How does that waste hops? I've never seen any hop material jump out of the fermenter, it all gets and then stays in the beer. As for CO2 breaking out I have a very sensitive electronic manometer with 0.01 bar resolution and I've never seen the headspace pressure go up even by just that tiny amount after dropping in hops so any CO2 release has to be really negligible. If even that is unacceptable to you then I don't see any other possibility but to fully degas the beer before dropping in the hops and that seems a bit excessive, wouldn't you agree?
 
Ideally you should also get a cheap vacuum pump. It's hard to get most of the O2 out just with CO2 washing, multiple evacuation cycles is really the way to go.
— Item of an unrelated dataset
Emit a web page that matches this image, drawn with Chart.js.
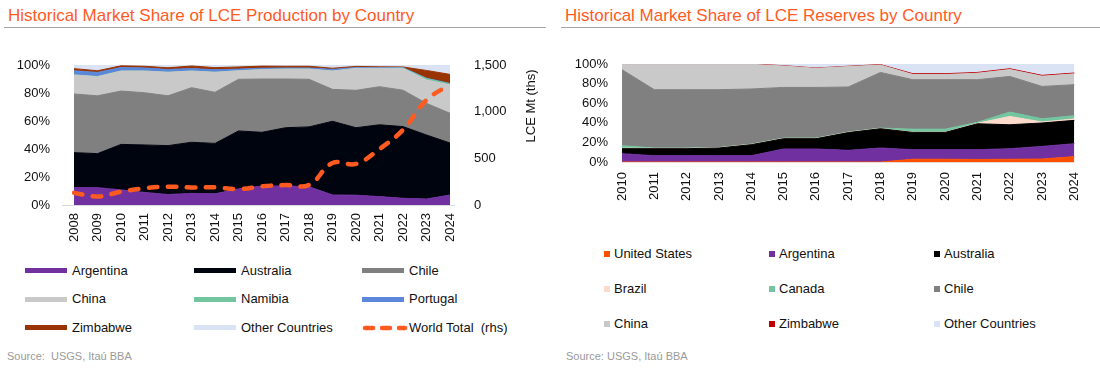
<!DOCTYPE html>
<html>
<head>
<meta charset="utf-8">
<script src="https://cdn.jsdelivr.net/npm/chart.js@4.4.1/dist/chart.umd.min.js"></script>
<style>
  body { margin: 0; width: 1100px; height: 371px; background: #fff; position: relative; overflow: hidden;
         font-family: 'Liberation Sans', Arial, sans-serif; }
  .title { position: absolute; top: 6px; font-size: 17px; line-height: 20px; color: #FF5A1F; white-space: nowrap; }
  .rule { position: absolute; top: 27px; height: 0; border-top: 1.5px solid #A6A6A6; }
  .src { position: absolute; top: 350px; font-size: 11px; line-height: 13px; color: #9A9A9A; white-space: pre; }
  .leg { position: absolute; font-size: 13px; line-height: 16px; color: #111; white-space: pre; }
  .swatch { position: absolute; }
  canvas { position: absolute; }
  #rhsTitle { position: absolute; font-size: 13px; line-height: 16px; color: #111; white-space: pre;
              transform: translate(-50%, -50%) rotate(-90deg); left: 531px; top: 106px; }
</style>
</head>
<body>
<div class="title" style="left:8px">Historical Market Share of LCE Production by Country</div>
<div class="rule" style="left:4px; width:542px"></div>
<div class="title" style="left:565px">Historical Market Share of LCE Reserves by Country</div>
<div class="rule" style="left:561px; width:539px"></div>

<canvas id="prodChart" width="550" height="215" style="left:0; top:40px"></canvas>
<div id="rhsTitle">LCE Mt (ths)</div>
<canvas id="resChart" width="545" height="167" style="left:555px; top:40px"></canvas>

<div id="prodLegend"></div>
<div id="resLegend"></div>

<div class="src" style="left:7px">Source:  USGS, Itaú BBA</div>
<div class="src" style="left:566px">Source: USGS, Itaú BBA</div>

<script>
// --- Datos: producción (participación %, apilado) ---
const prodYears = ['2008', '2009', '2010', '2011', '2012', '2013', '2014', '2015', '2016',
                   '2017', '2018', '2019', '2020', '2021', '2022', '2023', '2024'];
const prodArgentina = [12.5, 12.4, 10.8, 9.0, 7.5, 8.3, 8.0, 11.5, 13.5, 13.6, 13.0, 7.2, 7.0, 6.0, 4.8, 4.3, 7.1];
const prodAustralia = [24.9, 24.3, 32.5, 33.9, 34.9, 36.5, 36.0, 41.4, 38.4, 41.6, 42.8, 52.6, 48.2, 51.3, 51.2, 45.7, 37.2];
const prodChile     = [41.9, 41.3, 38.1, 37.3, 35.6, 39.0, 36.5, 36.9, 38.1, 34.8, 34.0, 22.8, 26.7, 27.2, 26.0, 22.6, 21.2];
const prodChina     = [13.6, 13.7, 14.3, 15.5, 16.8, 11.9, 14.3, 6.1, 6.7, 7.1, 7.3, 13.1, 15.7, 13.1, 15.6, 16.7, 20.2];
const prodNamibia   = [0, 0, 0, 0, 0, 0, 0, 0, 0, 0, 0, 0, 0, 0, 0.2, 1.0, 0.8];
const prodPortugal  = [3.0, 3.0, 2.5, 2.2, 2.0, 1.8, 1.8, 1.2, 1.0, 0.8, 0.8, 1.2, 0.6, 0.5, 0.4, 0.3, 0.3];
const prodZimbabwe  = [1.5, 1.2, 1.2, 1.2, 1.2, 1.8, 1.5, 1.5, 1.5, 1.2, 1.2, 0.8, 0.8, 0.6, 0.4, 5.5, 6.5];
const prodOther     = [2.6, 4.1, 0.6, 0.9, 2.0, 0.7, 1.9, 1.4, 0.8, 0.9, 0.9, 2.3, 1.0, 1.3, 1.4, 3.9, 6.7];
const worldTotal    = [130, 92, 142, 180, 196, 188, 190, 170, 200, 214, 214, 450, 440, 600, 805, 1125, 1290];

// --- Datos: reservas (participación %, apilado) ---
const resYears = ['2010', '2011', '2012', '2013', '2014', '2015', '2016', '2017',
                  '2018', '2019', '2020', '2021', '2022', '2023', '2024'];
const resUnitedStates = [0, 0, 0, 0, 0, 0, 0, 0, 0, 2.8, 2.8, 2.6, 2.8, 3.0, 5.5];
const resArgentina    = [8.5, 6.4, 6.4, 6.4, 6.4, 13.3, 13.3, 11.9, 14.3, 9.8, 9.8, 10.0, 10.8, 12.9, 13.2];
const resAustralia    = [5.1, 7.2, 7.2, 7.9, 11.3, 10.5, 10.5, 18.1, 19.7, 17.6, 17.6, 26.4, 24.4, 23.9, 23.8];
const resBrazil       = [0.5, 0.3, 0.3, 0.3, 0.3, 0.3, 0.3, 0.3, 0.3, 0.3, 0.3, 0.5, 8.5, 1.0, 1.5];
const resCanada       = [2.5, 0.3, 0.3, 0.3, 0.3, 0.3, 0.3, 0.3, 0.3, 3.0, 3.0, 1.0, 4.4, 3.3, 3.3];
const resChile        = [77.6, 59.6, 59.6, 58.9, 56.2, 51.7, 51.7, 45.9, 56.8, 50.5, 50.5, 43.5, 36.4, 33.0, 31.6];
const resChina        = [5.5, 25.9, 25.9, 25.9, 25.2, 21.9, 19.5, 20.9, 7.6, 5.3, 5.3, 6.6, 7.1, 10.5, 11.1];
const resZimbabwe     = [0.3, 0.3, 0.3, 0.3, 0.3, 0.3, 0.3, 0.3, 0.4, 0.8, 0.8, 0.8, 0.8, 0.8, 0.8];
const resOther        = [0, 0, 0, 0, 0, 1.7, 4.1, 2.3, 0.6, 9.9, 9.9, 8.6, 4.8, 11.6, 9.2];

// --- Etiquetas de ejes ---
const pctTicks = [0, 20, 40, 60, 80, 100];
const totalTicks = [0, 500, 1000, 1500];

const ORANGE = '#FF5A1F';
const FONT = { family: "'Liberation Sans', Arial, sans-serif", size: 13 };
const TICK_COLOR = '#111';

function area(label, data, color, idx) {
    return {
        label: label, data: data, yAxisID: 'y',
        backgroundColor: color, borderColor: color, borderWidth: 1,
        pointRadius: 0, tension: 0, fill: idx === 0 ? 'origin' : '-1'
    };
}

function xScale(height, pad) {
    return {
        type: 'category', offset: false,
        grid: { display: false, drawTicks: false },
        border: { display: true, color: '#D9D9D9', width: 1 },
        ticks: { color: TICK_COLOR, font: FONT, autoSkip: false, maxRotation: 90, minRotation: 90, padding: pad },
        afterFit: s => { s.height = height; }
    };
}

// ancho fijo del eje; el padding de las etiquetas no debe empujar el área hacia abajo
function fixAxis(width) {
    return s => { s.width = width; s.paddingTop = 8; s.paddingBottom = 8; };
}

function pctScale(width, pad) {
    return {
        stacked: true, min: 0, max: 100,
        grid: { display: false, drawTicks: false },
        border: { display: false },
        afterBuildTicks: s => { s.ticks = pctTicks.map(v => ({ value: v })); },
        ticks: { color: TICK_COLOR, font: FONT, padding: pad, callback: v => v + '%' },
        afterFit: fixAxis(width)
    };
}

// Línea gris del eje X un poco más ancha que el área (como en Excel)
const axisLine = {
    id: 'axisLine',
    beforeDatasetsDraw(chart, args, opts) {
        const a = chart.chartArea, c = chart.ctx;
        c.save();
        c.strokeStyle = opts.color;
        c.lineWidth = 1;
        c.beginPath();
        c.moveTo(a.left - opts.extL, a.bottom + 0.5);
        c.lineTo(a.right + opts.extR, a.bottom + 0.5);
        c.stroke();
        c.restore();
    }
};

// --- Gráfica de producción ---
const prodNames  = ['Argentina', 'Australia', 'Chile', 'China', 'Namibia', 'Portugal', 'Zimbabwe', 'Other Countries'];
const prodData   = [prodArgentina, prodAustralia, prodChile, prodChina, prodNamibia, prodPortugal, prodZimbabwe, prodOther];
const prodColors = ['#7030A0', '#00040F', '#808080', '#C9C9C9', '#72C59E', '#5B87DA', '#993300', '#DAE3F3'];

const prodSets = prodNames.map((n, i) => area(n, prodData[i], prodColors[i], i));
prodSets.push({
    label: 'World Total  (rhs)', data: worldTotal, yAxisID: 'y1', order: -1,
    borderColor: ORANGE, borderWidth: 4.5, borderDash: [8.5, 10.5], borderCapStyle: 'round',
    fill: false, pointRadius: 0, tension: 0.4
});

new Chart(document.getElementById('prodChart'), {
    type: 'line',
    data: { labels: prodYears, datasets: prodSets },
    plugins: [axisLine],
    options: {
        responsive: false, animation: false, devicePixelRatio: 1,
        layout: { padding: { top: 25, left: 0, right: 0, bottom: 0 } },
        plugins: { legend: { display: false }, tooltip: { enabled: false },
                   axisLine: { color: '#D9D9D9', extL: 12, extR: 5 } },
        scales: {
            x: Object.assign(xScale(50, 8), { border: { display: false } }),
            y: pctScale(74, 24),
            y1: {
                position: 'right', min: 0, max: 1500,
                grid: { display: false, drawTicks: false },
                border: { display: false },
                afterBuildTicks: s => { s.ticks = totalTicks.map(v => ({ value: v })); },
                ticks: { color: TICK_COLOR, font: FONT, padding: 24, callback: v => v.toLocaleString('en-US') },
                afterFit: fixAxis(100)
            }
        }
    }
});

// --- Gráfica de reservas ---
const resNames  = ['United States', 'Argentina', 'Australia', 'Brazil', 'Canada', 'Chile', 'China', 'Zimbabwe', 'Other Countries'];
const resData   = [resUnitedStates, resArgentina, resAustralia, resBrazil, resCanada, resChile, resChina, resZimbabwe, resOther];
const resColors = ['#FF5000', '#7030A0', '#000000', '#FCDACC', '#72C59E', '#808080', '#C9C9C9', '#C00000', '#DAE3F3'];

new Chart(document.getElementById('resChart'), {
    type: 'line',
    data: { labels: resYears, datasets: resNames.map((n, i) => area(n, resData[i], resColors[i], i)) },
    options: {
        responsive: false, animation: false, devicePixelRatio: 1,
        layout: { padding: { top: 24, left: 0, right: 25, bottom: 0 } },
        plugins: { legend: { display: false }, tooltip: { enabled: false } },
        scales: {
            x: Object.assign(xScale(45, 10), { border: { display: true, color: '#EBDADA', width: 1 } }),
            y: pctScale(67, 14)
        }
    }
});

// --- Leyendas (HTML, 3 columnas) ---
function addLegendItem(box, x, y, label, swatchHtml) {
    box.insertAdjacentHTML('beforeend', swatchHtml +
        '<div class="leg" style="left:' + x + 'px; top:' + (y - 8) + 'px">' + label + '</div>');
}

const prodLegend = document.getElementById('prodLegend');
const pCols = [25, 194, 362], pRows = [270.5, 299, 327.5];
const prodLegendNames = prodNames.concat(['World Total  (rhs)']);
prodLegendNames.forEach((n, i) => {
    const cx = pCols[i % 3], cy = pRows[Math.floor(i / 3)];
    let sw;
    if (i < prodNames.length) {
        sw = '<div class="swatch" style="left:' + cx + 'px; top:' + (cy - 2.5) + 'px; width:42px; height:5px; background:' + prodColors[i] + '"></div>';
    } else {
        sw = '<svg class="swatch" style="left:' + cx + 'px; top:' + (cy - 4) + 'px" width="46" height="8">' +
             '<line x1="3" y1="4" x2="43" y2="4" stroke="' + ORANGE + '" stroke-width="4.5" stroke-linecap="round" stroke-dasharray="8 9"/></svg>';
    }
    addLegendItem(prodLegend, cx + 47, cy, n, sw);
});

const resLegend = document.getElementById('resLegend');
const rCols = [604, 769, 934], rRows = [253.5, 288.5, 323.5];
resNames.forEach((n, i) => {
    const cx = rCols[i % 3], cy = rRows[Math.floor(i / 3)];
    const sw = '<div class="swatch" style="left:' + cx + 'px; top:' + (cy - 3) + 'px; width:6px; height:6px; background:' + resColors[i] + '"></div>';
    addLegendItem(resLegend, cx + 10, cy, n, sw);
});
</script>
</body>
</html>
I posted a thread on this awhile back, do you have any measurements showing the relative effectiveness of each method?
 
I'd be very cautious using a vacuum pump unless you know that the vessel you're using it on can withstand it. For example, a commercial bottling line will usually use a vacuum while purging bottles where canning lines cannot without collapsing the cans. Many conical fermenters (unitank and otherwise) cannot handle much for negative pressure despite being able to handle lots of positive pressure.

If you wanna build something and try it with a vacuum pump, safely test it first and understand the chance to collapse it is there. If you're buying something, I'd ask. If they don't know the answer, see above.